Until recently, the rule was that if you paid alimony payments in Florida to an ex-spouse, you had the ability to deduct the payments from your taxes, while the alimony recipient paid taxes on it. Though alimony laws varied from state to state, that was a universal constant. However, federal legislation that goes into effect in the new year will turn the old rules on their heads. 

CNBC reports that the tax rules governing alimony payments will reverse when the Tax Cuts and Jobs Act takes effect on January 1st. Alimony recipients will no longer pay taxes on the payments they receive, and alimony payees will no longer be able to deduct alimony payments from their taxable income. The new rule only affects divorces that become finalized after Jan. 1st, 2019. Financial and legal experts are still unclear at this point how or if the new rules will apply to alimony settlements finalized prior to Dec. 31, 2018. 

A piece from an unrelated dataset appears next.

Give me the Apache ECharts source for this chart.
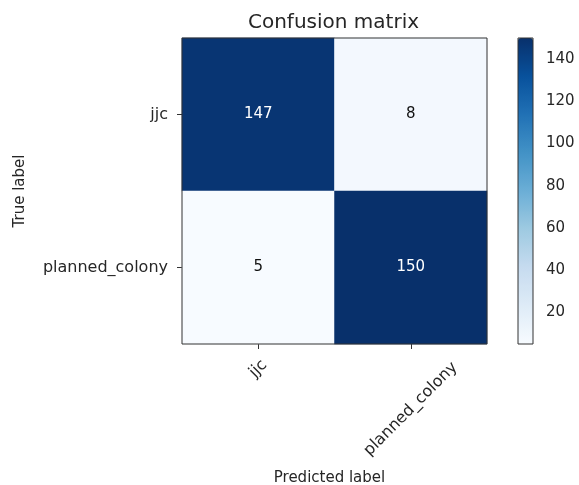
<!DOCTYPE html>
<html>
<head>
<meta charset="utf-8">
<script src="https://cdn.jsdelivr.net/npm/echarts@6/dist/echarts.min.js"></script>
<style>html,body{margin:0;padding:0;background:#fff}#c{width:579px;height:485px}</style>
</head>
<body>
<div id="c"></div>
<script>
const predictedLabels = ['jjc', 'planned_colony'];
const trueLabels = ['jjc', 'planned_colony'];
// rows = true label, columns = predicted label
const matrixRows = [
  [147, 8],
  [5, 150]
];
const colorbarTicks = [20, 40, 60, 80, 100, 120, 140];
const colorMin = 5;
const colorMax = 150;
const blues = ['#f7fbff', '#deebf7', '#c6dbef', '#9ecae1', '#6baed6', '#4292c6', '#2171b5', '#08519c', '#08306b'];

const FONT = 'DejaVu Sans';
const TXT = '#262626';
const thresh = colorMax / 2;

const heatData = [];
matrixRows.forEach((row, yi) => {
  row.forEach((v, xi) => {
    heatData.push({
      value: [xi, yi, v],
      label: { color: v > thresh ? '#ffffff' : '#111111' }
    });
  });
});

// spacing that drops each rotated label so it hangs centred under its tick (matplotlib style)
const labelDrop = { 'jjc': 35, 'planned_colony': 92 };
const xLabelStyle = { fontFamily: FONT, fontSize: 16, color: TXT, align: 'center', verticalAlign: 'top' };

const chart = echarts.init(document.getElementById('c'), null, { renderer: 'canvas' });
chart.setOption({
  animation: false,
  backgroundColor: '#ffffff',
  textStyle: { fontFamily: FONT },
  title: {
    text: 'Confusion matrix',
    left: 328.5,
    textAlign: 'center',
    top: 8,
    textStyle: { fontFamily: FONT, fontSize: 20, fontWeight: 'normal', color: TXT }
  },
  grid: [
    { left: 182, top: 38, width: 305, height: 306, show: true, borderColor: '#333', borderWidth: 1, backgroundColor: 'transparent', z: 10, outerBoundsMode: 'none' },
    { left: 518, top: 38, width: 15, height: 306, show: true, borderColor: '#333', borderWidth: 1, backgroundColor: 'transparent', z: 10, outerBoundsMode: 'none' }
  ],
  xAxis: [
    {
      type: 'category', gridIndex: 0,
      data: predictedLabels.map(s => ({
        value: s,
        textStyle: Object.assign({ lineHeight: labelDrop[s], padding: [0, labelDrop[s], 0, 0] }, xLabelStyle)
      })),
      name: 'Predicted label', nameLocation: 'middle', nameGap: 127, nameMoveOverlap: false,
      nameTextStyle: { fontFamily: FONT, fontSize: 15, color: TXT, verticalAlign: 'top', padding: [0, 10, 0, 0] },
      axisLine: { show: false },
      axisTick: { show: true, alignWithLabel: true, length: 5, lineStyle: { color: '#333' } },
      splitLine: { show: false },
      axisLabel: Object.assign({ rotate: 45, margin: 0 }, xLabelStyle)
    },
    { type: 'value', gridIndex: 1, show: false, min: 0, max: 1 }
  ],
  yAxis: [
    {
      type: 'category', gridIndex: 0, data: trueLabels, inverse: true,
      name: 'True label', nameLocation: 'middle', nameGap: 154, nameMoveOverlap: false,
      nameTextStyle: { fontFamily: FONT, fontSize: 15, color: TXT },
      axisLine: { show: false },
      axisTick: { show: true, alignWithLabel: true, length: 5, lineStyle: { color: '#333' } },
      splitLine: { show: false },
      axisLabel: { margin: 14, fontFamily: FONT, fontSize: 16, color: TXT }
    },
    {
      type: 'value', gridIndex: 1, min: colorMin, max: colorMax, position: 'right',
      axisLine: { show: false },
      splitLine: { show: false },
      axisTick: { show: true, length: 5, lineStyle: { color: '#333' }, customValues: colorbarTicks },
      axisLabel: { margin: 13, fontFamily: FONT, fontSize: 15, color: TXT, customValues: colorbarTicks }
    }
  ],
  visualMap: {
    type: 'continuous',
    min: colorMin, max: colorMax,
    calculable: false,
    orient: 'vertical',
    left: 518, top: 38,
    itemWidth: 15, itemHeight: 306,
    padding: 0,
    text: null,
    z: 1,
    seriesIndex: 0,
    inRange: { color: blues }
  },
  series: [{
    type: 'heatmap',
    xAxisIndex: 0, yAxisIndex: 0,
    data: heatData,
    itemStyle: { borderWidth: 0 },
    label: { show: true, fontFamily: FONT, fontSize: 15 },
    emphasis: { disabled: true }
  }]
});
</script>
</body>
</html>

On the surface, it may appear that the new law benefits the alimony recipient. However, one expert argues that recipients actually stand to receive less money because the higher-earning spouse may argue that, without the tax deduction, he or she has less money from which to pay. 

The change in the tax law as it relates to divorce may also result in more couples staying unhappily and unhealthily together because they cannot afford a divorce settlement. Conversely, it may also result in more divorce cases going to court instead of choosing mediation to reach a divorce settlement. The long-term effects of the new law are difficult to predict as legal experts are still scrambling to understand the changes themselves so as to best advise their clients.

The information in this article is not intended as legal advice but provided for educational purposes only.